#### Description of the task
The line containing "const labelledAges = [234, 238, 242, 246, 250, 254, 258, 262];" marks the end: extract everything from the first line of the data through that line, exactly, with no pictures.

#### Information supplied
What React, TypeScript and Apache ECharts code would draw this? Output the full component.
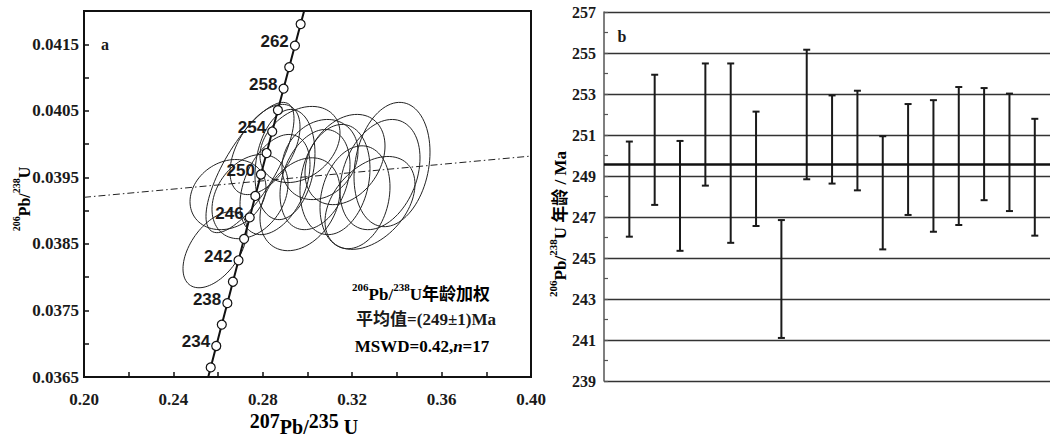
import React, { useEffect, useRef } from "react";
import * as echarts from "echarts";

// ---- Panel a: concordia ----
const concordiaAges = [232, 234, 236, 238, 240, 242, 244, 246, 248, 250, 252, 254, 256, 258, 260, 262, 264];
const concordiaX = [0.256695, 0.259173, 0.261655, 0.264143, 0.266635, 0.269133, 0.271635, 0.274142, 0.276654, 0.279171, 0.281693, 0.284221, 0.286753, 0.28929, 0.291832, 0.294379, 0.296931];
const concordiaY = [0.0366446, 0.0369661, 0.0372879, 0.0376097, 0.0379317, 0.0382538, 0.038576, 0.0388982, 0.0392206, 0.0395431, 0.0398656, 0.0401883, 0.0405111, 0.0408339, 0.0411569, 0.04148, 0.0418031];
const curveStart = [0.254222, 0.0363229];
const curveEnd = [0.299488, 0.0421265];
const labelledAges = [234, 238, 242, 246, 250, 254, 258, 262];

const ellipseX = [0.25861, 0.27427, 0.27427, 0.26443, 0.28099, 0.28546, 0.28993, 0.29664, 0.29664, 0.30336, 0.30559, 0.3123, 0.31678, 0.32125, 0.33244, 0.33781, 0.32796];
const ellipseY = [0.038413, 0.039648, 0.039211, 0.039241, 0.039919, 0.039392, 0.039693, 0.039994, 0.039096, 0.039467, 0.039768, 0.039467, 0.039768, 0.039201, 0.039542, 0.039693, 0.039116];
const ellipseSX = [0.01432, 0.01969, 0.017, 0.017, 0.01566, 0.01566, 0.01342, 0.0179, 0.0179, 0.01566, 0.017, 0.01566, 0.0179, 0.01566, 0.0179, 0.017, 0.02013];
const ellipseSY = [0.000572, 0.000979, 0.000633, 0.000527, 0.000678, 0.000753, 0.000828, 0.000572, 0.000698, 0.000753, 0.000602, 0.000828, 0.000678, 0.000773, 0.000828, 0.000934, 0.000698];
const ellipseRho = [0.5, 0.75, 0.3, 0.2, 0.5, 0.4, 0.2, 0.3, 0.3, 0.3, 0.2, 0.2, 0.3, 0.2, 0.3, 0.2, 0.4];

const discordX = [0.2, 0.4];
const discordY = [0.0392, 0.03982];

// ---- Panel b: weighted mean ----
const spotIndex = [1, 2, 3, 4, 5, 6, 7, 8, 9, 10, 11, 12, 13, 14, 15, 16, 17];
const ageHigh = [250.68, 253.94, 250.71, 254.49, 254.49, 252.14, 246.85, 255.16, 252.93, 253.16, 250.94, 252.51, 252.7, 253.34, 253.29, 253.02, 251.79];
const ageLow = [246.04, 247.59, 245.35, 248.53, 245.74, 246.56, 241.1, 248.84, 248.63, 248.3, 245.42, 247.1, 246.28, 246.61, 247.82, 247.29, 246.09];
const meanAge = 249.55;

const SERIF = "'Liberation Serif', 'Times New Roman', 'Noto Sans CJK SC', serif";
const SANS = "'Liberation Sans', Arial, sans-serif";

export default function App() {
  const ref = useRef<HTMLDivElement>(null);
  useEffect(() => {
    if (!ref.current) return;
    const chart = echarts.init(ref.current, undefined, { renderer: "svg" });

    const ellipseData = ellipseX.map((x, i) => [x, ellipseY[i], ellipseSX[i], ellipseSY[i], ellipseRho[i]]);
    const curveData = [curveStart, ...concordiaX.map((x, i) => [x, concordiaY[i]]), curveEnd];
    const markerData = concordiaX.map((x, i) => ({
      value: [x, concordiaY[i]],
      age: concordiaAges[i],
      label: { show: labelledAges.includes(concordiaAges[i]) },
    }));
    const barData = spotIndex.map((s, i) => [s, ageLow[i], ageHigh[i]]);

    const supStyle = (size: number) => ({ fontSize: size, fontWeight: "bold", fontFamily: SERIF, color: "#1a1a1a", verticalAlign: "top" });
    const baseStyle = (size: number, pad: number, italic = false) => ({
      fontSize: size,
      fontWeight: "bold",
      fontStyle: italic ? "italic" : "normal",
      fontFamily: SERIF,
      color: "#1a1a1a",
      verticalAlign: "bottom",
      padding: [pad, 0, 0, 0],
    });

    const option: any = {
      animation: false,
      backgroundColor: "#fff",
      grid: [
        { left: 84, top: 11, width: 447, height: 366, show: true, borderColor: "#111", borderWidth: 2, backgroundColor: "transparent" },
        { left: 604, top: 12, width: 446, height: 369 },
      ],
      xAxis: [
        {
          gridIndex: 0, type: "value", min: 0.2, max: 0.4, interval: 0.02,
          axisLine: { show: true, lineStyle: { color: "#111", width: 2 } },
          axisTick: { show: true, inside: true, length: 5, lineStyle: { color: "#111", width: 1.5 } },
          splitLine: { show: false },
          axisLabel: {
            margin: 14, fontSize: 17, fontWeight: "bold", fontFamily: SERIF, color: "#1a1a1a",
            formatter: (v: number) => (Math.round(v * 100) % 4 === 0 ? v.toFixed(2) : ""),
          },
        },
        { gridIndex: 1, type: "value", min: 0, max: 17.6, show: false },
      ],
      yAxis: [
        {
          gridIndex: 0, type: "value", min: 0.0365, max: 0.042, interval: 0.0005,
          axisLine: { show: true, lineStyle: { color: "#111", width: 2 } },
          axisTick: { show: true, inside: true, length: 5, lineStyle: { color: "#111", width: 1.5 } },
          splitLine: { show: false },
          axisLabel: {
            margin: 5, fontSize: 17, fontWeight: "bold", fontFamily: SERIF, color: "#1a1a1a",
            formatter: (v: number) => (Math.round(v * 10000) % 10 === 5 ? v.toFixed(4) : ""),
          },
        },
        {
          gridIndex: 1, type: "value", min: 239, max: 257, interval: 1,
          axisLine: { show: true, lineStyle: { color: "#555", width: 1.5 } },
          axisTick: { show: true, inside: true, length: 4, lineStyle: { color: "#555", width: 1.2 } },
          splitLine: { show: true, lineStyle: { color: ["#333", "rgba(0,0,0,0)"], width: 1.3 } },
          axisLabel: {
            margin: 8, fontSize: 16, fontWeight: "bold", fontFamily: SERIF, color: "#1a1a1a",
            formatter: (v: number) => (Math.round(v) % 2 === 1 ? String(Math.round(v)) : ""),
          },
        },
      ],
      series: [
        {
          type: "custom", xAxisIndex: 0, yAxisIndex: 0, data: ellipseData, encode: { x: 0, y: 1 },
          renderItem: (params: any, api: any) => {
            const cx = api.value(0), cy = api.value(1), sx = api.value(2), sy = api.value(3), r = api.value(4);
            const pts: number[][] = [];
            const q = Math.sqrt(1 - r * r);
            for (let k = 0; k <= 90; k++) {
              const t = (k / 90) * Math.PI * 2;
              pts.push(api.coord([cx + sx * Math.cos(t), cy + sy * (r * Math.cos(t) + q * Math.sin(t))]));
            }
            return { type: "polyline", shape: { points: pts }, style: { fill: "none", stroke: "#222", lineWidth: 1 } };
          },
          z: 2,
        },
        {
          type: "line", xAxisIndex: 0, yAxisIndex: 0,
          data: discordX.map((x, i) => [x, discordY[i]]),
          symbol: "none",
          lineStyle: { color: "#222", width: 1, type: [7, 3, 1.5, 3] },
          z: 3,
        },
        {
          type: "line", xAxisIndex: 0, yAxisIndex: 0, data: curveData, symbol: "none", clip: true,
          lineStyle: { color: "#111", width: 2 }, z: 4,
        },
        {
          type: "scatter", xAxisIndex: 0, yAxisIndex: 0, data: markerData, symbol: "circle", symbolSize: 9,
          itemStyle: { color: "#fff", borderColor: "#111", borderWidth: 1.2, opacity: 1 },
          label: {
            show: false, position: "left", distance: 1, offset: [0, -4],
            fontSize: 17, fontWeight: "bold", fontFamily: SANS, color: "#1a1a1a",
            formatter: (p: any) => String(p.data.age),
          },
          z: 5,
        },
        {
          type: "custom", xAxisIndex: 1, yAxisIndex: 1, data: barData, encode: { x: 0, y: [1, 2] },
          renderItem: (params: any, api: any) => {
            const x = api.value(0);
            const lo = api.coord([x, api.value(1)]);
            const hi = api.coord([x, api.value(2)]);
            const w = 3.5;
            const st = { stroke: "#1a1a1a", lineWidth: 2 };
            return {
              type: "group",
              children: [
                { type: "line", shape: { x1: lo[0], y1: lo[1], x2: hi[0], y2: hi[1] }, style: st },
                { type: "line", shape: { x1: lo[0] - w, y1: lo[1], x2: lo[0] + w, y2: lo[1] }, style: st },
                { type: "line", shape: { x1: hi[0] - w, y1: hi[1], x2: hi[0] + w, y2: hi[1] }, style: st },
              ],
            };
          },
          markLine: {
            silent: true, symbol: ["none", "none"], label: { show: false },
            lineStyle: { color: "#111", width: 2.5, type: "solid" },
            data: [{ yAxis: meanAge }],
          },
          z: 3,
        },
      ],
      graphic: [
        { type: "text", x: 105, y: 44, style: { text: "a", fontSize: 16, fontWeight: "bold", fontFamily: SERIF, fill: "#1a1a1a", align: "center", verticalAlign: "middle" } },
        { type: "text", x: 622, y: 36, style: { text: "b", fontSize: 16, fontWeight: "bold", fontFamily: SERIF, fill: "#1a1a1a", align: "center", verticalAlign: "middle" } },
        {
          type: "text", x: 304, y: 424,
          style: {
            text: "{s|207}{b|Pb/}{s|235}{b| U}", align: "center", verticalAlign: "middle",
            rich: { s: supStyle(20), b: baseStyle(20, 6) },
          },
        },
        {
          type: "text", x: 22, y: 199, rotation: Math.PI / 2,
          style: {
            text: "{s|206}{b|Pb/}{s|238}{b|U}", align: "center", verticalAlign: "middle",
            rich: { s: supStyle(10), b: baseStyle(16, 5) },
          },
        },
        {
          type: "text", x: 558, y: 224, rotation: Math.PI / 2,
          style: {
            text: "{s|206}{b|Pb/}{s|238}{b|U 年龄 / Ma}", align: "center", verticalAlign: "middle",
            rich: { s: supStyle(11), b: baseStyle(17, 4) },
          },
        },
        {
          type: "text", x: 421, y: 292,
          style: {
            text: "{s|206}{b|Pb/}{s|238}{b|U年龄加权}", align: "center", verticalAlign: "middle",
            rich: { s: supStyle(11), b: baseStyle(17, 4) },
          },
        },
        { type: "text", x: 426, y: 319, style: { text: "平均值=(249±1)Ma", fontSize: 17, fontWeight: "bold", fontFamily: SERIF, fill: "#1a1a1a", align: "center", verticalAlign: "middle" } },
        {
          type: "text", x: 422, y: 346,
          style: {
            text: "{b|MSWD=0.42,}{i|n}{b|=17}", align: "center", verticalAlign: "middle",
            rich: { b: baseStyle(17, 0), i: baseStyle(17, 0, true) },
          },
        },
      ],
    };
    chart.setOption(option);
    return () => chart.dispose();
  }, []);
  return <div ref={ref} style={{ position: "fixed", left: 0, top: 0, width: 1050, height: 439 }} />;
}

#### Written solution
What React, TypeScript and Apache ECharts code would draw this? Output the full component.
import React, { useEffect, useRef } from "react";
import * as echarts from "echarts";

// ---- Panel a: concordia ----
const concordiaAges = [232, 234, 236, 238, 240, 242, 244, 246, 248, 250, 252, 254, 256, 258, 260, 262, 264];
const concordiaX = [0.256695, 0.259173, 0.261655, 0.264143, 0.266635, 0.269133, 0.271635, 0.274142, 0.276654, 0.279171, 0.281693, 0.284221, 0.286753, 0.28929, 0.291832, 0.294379, 0.296931];
const concordiaY = [0.0366446, 0.0369661, 0.0372879, 0.0376097, 0.0379317, 0.0382538, 0.038576, 0.0388982, 0.0392206, 0.0395431, 0.0398656, 0.0401883, 0.0405111, 0.0408339, 0.0411569, 0.04148, 0.0418031];
const curveStart = [0.254222, 0.0363229];
const curveEnd = [0.299488, 0.0421265];
const labelledAges = [234, 238, 242, 246, 250, 254, 258, 262];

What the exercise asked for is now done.